Incumbent Ward 1 Alderman Ben Healey ’04 and his challenger, Daniel Kruger ’04, squared off Tuesday night in a debate that centered largely on the candidates’ divergent views on Yale’s ongoing strike and the role the University should play in New Haven.
The debate, held by the Yale College Democrats at the Joseph Slifka Center for Jewish Life at Yale, included attacks by both candidates on their opponents’ campaigns and proposals. But the biggest flashpoint during the debate was the ongoing labor dispute at Yale, as Kruger criticized Healey for putting the unions before his constituents during his tenure on the board.
Kruger, who is running as an independent, said Healey had spent too much of his energy advocating his own views on the labor dispute and not enough listening to Yale students, who make up the large majority of voters in Ward 1. In his opening statement, he listed a series of actions he said Healey had taken without consulting students on their positions.
“I’m going to listen to my constituents, not tell them what to do,” Kruger said before a crowd of about 80 students. “I’m going to represent their interests, not special interests.”

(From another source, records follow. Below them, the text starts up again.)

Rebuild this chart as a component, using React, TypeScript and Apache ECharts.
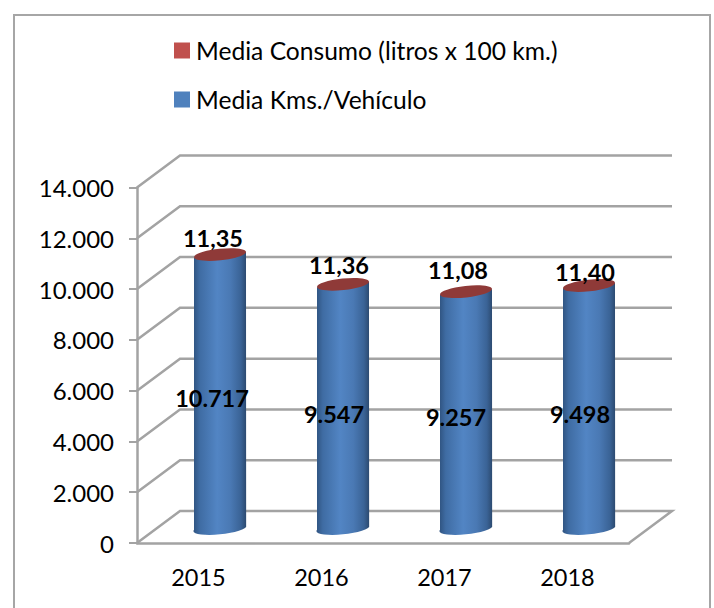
import React, { useEffect, useRef } from "react";
import * as echarts from "echarts";

const years = ["2015", "2016", "2017", "2018"];
const kms = [10717, 9547, 9257, 9498];
const consumo = [11.35, 11.36, 11.08, 11.4];
const gridTicks = [0, 2000, 4000, 6000, 8000, 10000, 12000, 14000];
const kmsName = "Media Kms./Vehículo";
const consumoName = "Media Consumo (litros x 100 km.)";

const DX = 43, DY = -32, RX = 26, RY = 5.8, TILT = 2.8;
const FONT = "Lato, Carlito, sans-serif";
const kmsNudge = [[-8, 7], [-9, 8], [-10, 8], [-9, 8]];
const consumoNudge = [[-7, -17], [-4, -19], [-8, -22], [-4, -14]];

const fmtKms = (v: number) => String(v).replace(/\B(?=(\d{3})+$)/g, ".");
const fmtCons = (v: number) => v.toFixed(2).replace(".", ",");

const LINE = { stroke: "#a3a3a3", lineWidth: 2.5, fill: "none" };

export default function App() {
  const ref = useRef<HTMLDivElement>(null);
  useEffect(() => {
    const chart = echarts.init(ref.current!, null, { renderer: "svg" });
    chart.setOption({
      animation: false,
      backgroundColor: "#fff",
      textStyle: { fontFamily: FONT },
      graphic: [{
        type: "rect", z: 0, silent: true,
        shape: { x: 14, y: 15, width: 696, height: 610 },
        style: { fill: "#fff", stroke: "#a6a6a6", lineWidth: 2 },
      }],
      legend: {
        orient: "vertical", left: 174, top: 38, itemGap: 24, padding: 0,
        itemWidth: 16, itemHeight: 16, icon: "rect", symbolRotate: 0,
        selectedMode: false,
        data: [
          { name: consumoName, icon: "rect", itemStyle: { color: "#c0504d" } },
          { name: kmsName, icon: "rect", itemStyle: { color: "#4f81bd" } },
        ],
        textStyle: { fontSize: 24.6, color: "#000", fontFamily: FONT, padding: [0, 0, 0, 1] },
      },
      grid: { left: 137, top: 187.5, width: 492, height: 355.5 },
      xAxis: {
        type: "category", data: years,
        axisLine: { lineStyle: { color: "#a3a3a3", width: 2.5 } },
        axisTick: { length: 7, lineStyle: { color: "#a3a3a3", width: 2 } },
        axisLabel: { fontSize: 23.5, color: "#000", margin: 22, fontFamily: FONT },
        splitLine: { show: false },
      },
      yAxis: {
        type: "value", min: 0, max: 14000, interval: 2000,
        axisLine: { show: true, lineStyle: { color: "#a3a3a3", width: 2.5 } },
        axisTick: { show: true, length: 8, lineStyle: { color: "#a3a3a3", width: 2 } },
        axisLabel: { fontSize: 24, color: "#000", margin: 23, fontFamily: FONT, formatter: fmtKms },
        splitLine: { show: false },
      },
      series: [
        {
          type: "custom", name: "walls", z: 1, silent: true,
          data: gridTicks.map((t) => [0, t]),
          renderItem: (p: any, api: any) => {
            const cs = p.coordSys;
            const y = api.coord([0, api.value(1)])[1];
            const x0 = cs.x, x1 = cs.x + cs.width;
            const pts = [[x0, y], [x0 + DX, y + DY], [x1 + DX, y + DY]];
            if (api.value(1) === 0) pts.push([x1, y]);
            return { type: "polyline", shape: { points: pts }, style: LINE };
          },
        },
        {
          type: "custom", name: kmsName, z: 2, silent: true,
          itemStyle: { color: "#4f81bd" },
          data: kms.map((v, i) => [i, v]),
          renderItem: (p: any, api: any) => {
            const i = api.value(0), v = api.value(1);
            const [cx0, top0] = api.coord([i, v]);
            const base0 = api.coord([i, 0])[1];
            const cx = cx0 + DX / 2, top = top0 + DY / 2, base = base0 + DY / 2;
            const r = Math.hypot(RX, TILT);
            const rot = (-Math.atan2(TILT, RX) * 180) / Math.PI;
            const d =
              `M${cx - RX} ${top + TILT}L${cx - RX} ${base + TILT}` +
              `A${r} ${RY} ${rot} 0 0 ${cx + RX} ${base - TILT}` +
              `L${cx + RX} ${top - TILT}Z`;
            return {
              type: "path",
              shape: { pathData: d },
              style: {
                fill: new echarts.graphic.LinearGradient(0, 0, 1, 0, [
                  { offset: 0, color: "#2f5380" },
                  { offset: 0.12, color: "#3f6ca3" },
                  { offset: 0.45, color: "#5285c4" },
                  { offset: 0.7, color: "#4a79b4" },
                  { offset: 0.9, color: "#3a6396" },
                  { offset: 1, color: "#2c4a70" },
                ]),
              },
            };
          },
        },
        {
          type: "custom", name: consumoName, z: 3, silent: true,
          itemStyle: { color: "#c0504d" },
          data: consumo.map((v, i) => [i, v + kms[i]]),
          renderItem: (p: any, api: any) => {
            const i = api.value(0), v = api.value(1);
            const [cx0, top0] = api.coord([i, v]);
            const r = Math.hypot(RX, TILT);
            return {
              type: "ellipse",
              x: cx0 + DX / 2,
              y: top0 + DY / 2,
              rotation: Math.atan2(TILT, RX),
              shape: { cx: 0, cy: 0, rx: r, ry: RY },
              style: { fill: "#8f3a38" },
            };
          },
        },
        {
          type: "custom", name: "labels", z: 4, silent: true,
          data: kms.map((v, i) => [i, v]),
          renderItem: (p: any, api: any) => {
            const i = api.value(0), v = api.value(1);
            const mid = api.coord([i, v / 2]);
            const top = api.coord([i, v + consumo[i]]);
            const txt = (x: number, y: number, text: string) => ({
              type: "text", x, y,
              style: {
                text, fill: "#000", align: "center", verticalAlign: "middle",
                font: `bold 23.5px ${FONT}`,
              },
            });
            return {
              type: "group",
              children: [
                txt(mid[0] + DX / 2 + kmsNudge[i][0], mid[1] + DY / 2 + kmsNudge[i][1], fmtKms(v)),
                txt(top[0] + DX / 2 + consumoNudge[i][0], top[1] + DY / 2 + consumoNudge[i][1], fmtCons(consumo[i])),
              ],
            };
          },
        },
      ],
    });
    return () => chart.dispose();
  }, []);
  return <div ref={ref} style={{ position: "absolute", left: 0, top: 0, width: 714, height: 608 }} />;
}
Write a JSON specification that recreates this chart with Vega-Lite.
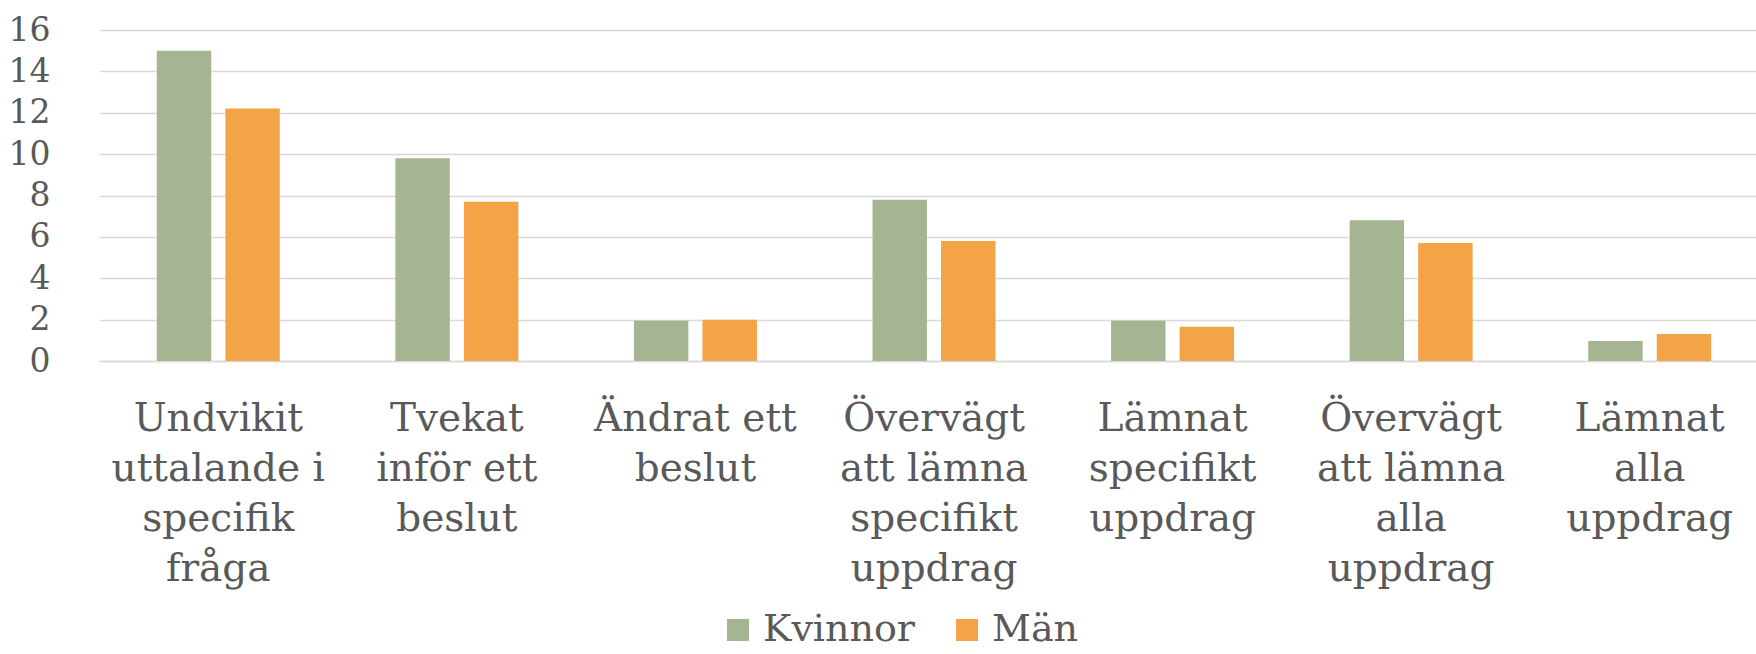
{
  "$schema": "https://vega.github.io/schema/vega-lite/v6.json",
  "width": 1657,
  "height": 331,
  "autosize": {"type": "none"},
  "padding": {"left": 99, "top": 30, "right": 0, "bottom": 293},
  "background": "white",
  "config": {
    "view": {"stroke": null},
    "font": "DejaVu Serif",
    "axis": {"labelFont": "DejaVu Serif", "labelColor": "#595959", "labelFontSize": 33},
    "legend": {"labelFont": "DejaVu Serif", "labelColor": "#595959", "labelFontSize": 38}
  },
  "data": {
    "values": [
      {"kategori": "Undvikit|uttalande i|specifik|fråga", "kon": "Kvinnor", "varde": 15.0},
      {"kategori": "Undvikit|uttalande i|specifik|fråga", "kon": "Män", "varde": 12.2},
      {"kategori": "Tvekat|inför ett|beslut", "kon": "Kvinnor", "varde": 9.8},
      {"kategori": "Tvekat|inför ett|beslut", "kon": "Män", "varde": 7.7},
      {"kategori": "Ändrat ett|beslut", "kon": "Kvinnor", "varde": 1.95},
      {"kategori": "Ändrat ett|beslut", "kon": "Män", "varde": 2.0},
      {"kategori": "Övervägt|att lämna|specifikt|uppdrag", "kon": "Kvinnor", "varde": 7.8},
      {"kategori": "Övervägt|att lämna|specifikt|uppdrag", "kon": "Män", "varde": 5.8},
      {"kategori": "Lämnat|specifikt|uppdrag", "kon": "Kvinnor", "varde": 1.95},
      {"kategori": "Lämnat|specifikt|uppdrag", "kon": "Män", "varde": 1.65},
      {"kategori": "Övervägt|att lämna|alla|uppdrag", "kon": "Kvinnor", "varde": 6.8},
      {"kategori": "Övervägt|att lämna|alla|uppdrag", "kon": "Män", "varde": 5.7},
      {"kategori": "Lämnat|alla|uppdrag", "kon": "Kvinnor", "varde": 0.97},
      {"kategori": "Lämnat|alla|uppdrag", "kon": "Män", "varde": 1.3}
    ]
  },
  "mark": {"type": "bar"},
  "encoding": {
    "x": {
      "field": "kategori",
      "type": "nominal",
      "sort": null,
      "scale": {"paddingInner": 0, "paddingOuter": 0, "range": [0, 1670]},
      "axis": {
        "title": null,
        "labelAngle": 0,
        "labelExpr": "split(datum.label, '|')",
        "labelLineHeight": 50,
        "labelPadding": 38,
        "labelFontSize": 39,
        "labelLimit": 0,
        "ticks": false,
        "domain": true,
        "domainColor": "#D9D9D9",
        "domainWidth": 1.5,
        "labelAlign": "center"
      }
    },
    "xOffset": {
      "field": "kon",
      "type": "nominal",
      "sort": ["Kvinnor", "Män"],
      "scale": {"paddingInner": 0.206, "paddingOuter": 0.843}
    },
    "y": {
      "field": "varde",
      "type": "quantitative",
      "scale": {"domain": [0, 16], "nice": false},
      "axis": {
        "title": null,
        "values": [0, 2, 4, 6, 8, 10, 12, 14, 16],
        "domain": false,
        "ticks": false,
        "grid": true,
        "gridColor": "#D9D9D9",
        "gridWidth": 1.5,
        "labelPadding": 49
      }
    },
    "color": {
      "field": "kon",
      "type": "nominal",
      "sort": ["Kvinnor", "Män"],
      "scale": {"domain": ["Kvinnor", "Män"], "range": ["#A5B592", "#F3A447"]},
      "legend": {
        "title": null,
        "orient": "none",
        "direction": "horizontal",
        "legendX": 620,
        "legendY": 581,
        "symbolType": "square",
        "symbolSize": 484,
        "symbolStrokeWidth": 0,
        "labelOffset": 6,
        "columnPadding": 33
      }
    }
  }
}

Healey, who is the official Democratic nominee, responded to Kruger’s criticism by saying his record — including his support for domestic partnerships for same-sex couples, clean elections and efforts to fight homelessness — demonstrated his commitment to New Haven and his constituents. Healey said he did not think an alderman representing Yale students needed to agree with the University on all issues.
“I don’t think an $11 billion institution in the middle of the city needs me advocating for it,” Healey said.
While the two candidates agreed on many issues, like the domestic partnership initiative and the need for better schools and transportation in the city, they frequently clashed on how an alderman representing Ward 1 could best represent Yale students. While both supported expanding service at Tweed-New Haven Airport, Healey said the city should not have to subsidize the airport during difficult fiscal times.
The two candidates also tried to outdo each other on the issue of domestic partnerships, which both support. If re-elected, Healey promised passage of a bill — which lost by one vote when he sponsored it earlier this year — by next February, while Kruger said Healey had failed to effectively mobilize student support for gay rights during his tenure.
But the debate, which was moderated by University Chaplain the Rev. Frederick J. Streets, returned frequently to the issue of Yale and its relationship to its workers and New Haven. After Kruger criticized Healey for associating with a Weblogger who had referred to Yale Vice President of New Haven and State Affairs Bruce Alexander in derogatory terms, Healey read an e-mail Kruger campaign manager Lenore Estrada ’05 had sent several classmates.
“The incumbent guy is a tool of the unions, he gets a ton of money from them, and he consistently votes against Yale on everything,” the e-mail said. “He thinks that the workers should get whatever they want, and he is a HUGE supporter of the strike.”
Kruger, who said he had not been involved in the drafting of Estrada’s e-mail, said he did not think “it was responsible to put those words forward.” But while Kruger said he supported some of the grievances of locals 34 and 35, he said repeatedly that the strike had been harmful to both Yale students and workers.
“The unions have been utterly disruptive, and they have targeted students,” said Kruger, who blamed the strike on union leaders who were not looking out for the interests of their rank-and-file members.
Healey, who said he hoped the strike would end soon, denied Kruger’s charges that union members were being “duped” by their leadership.
“I’m not going to criticize working people who think they need to stand together,” Healey said. “I think they’re doing what they need to do.”
David Gershkoff ’06, an undecided voter, said he left the debate impressed by both candidates’ ideas. He said he hoped a competitive election might increase civic participation among Yale students, who have not turned out to the polls in large numbers in recent elections.
“I think the electorate is always better served when there is more than one candidate running because they have a choice,” Gershkoff said.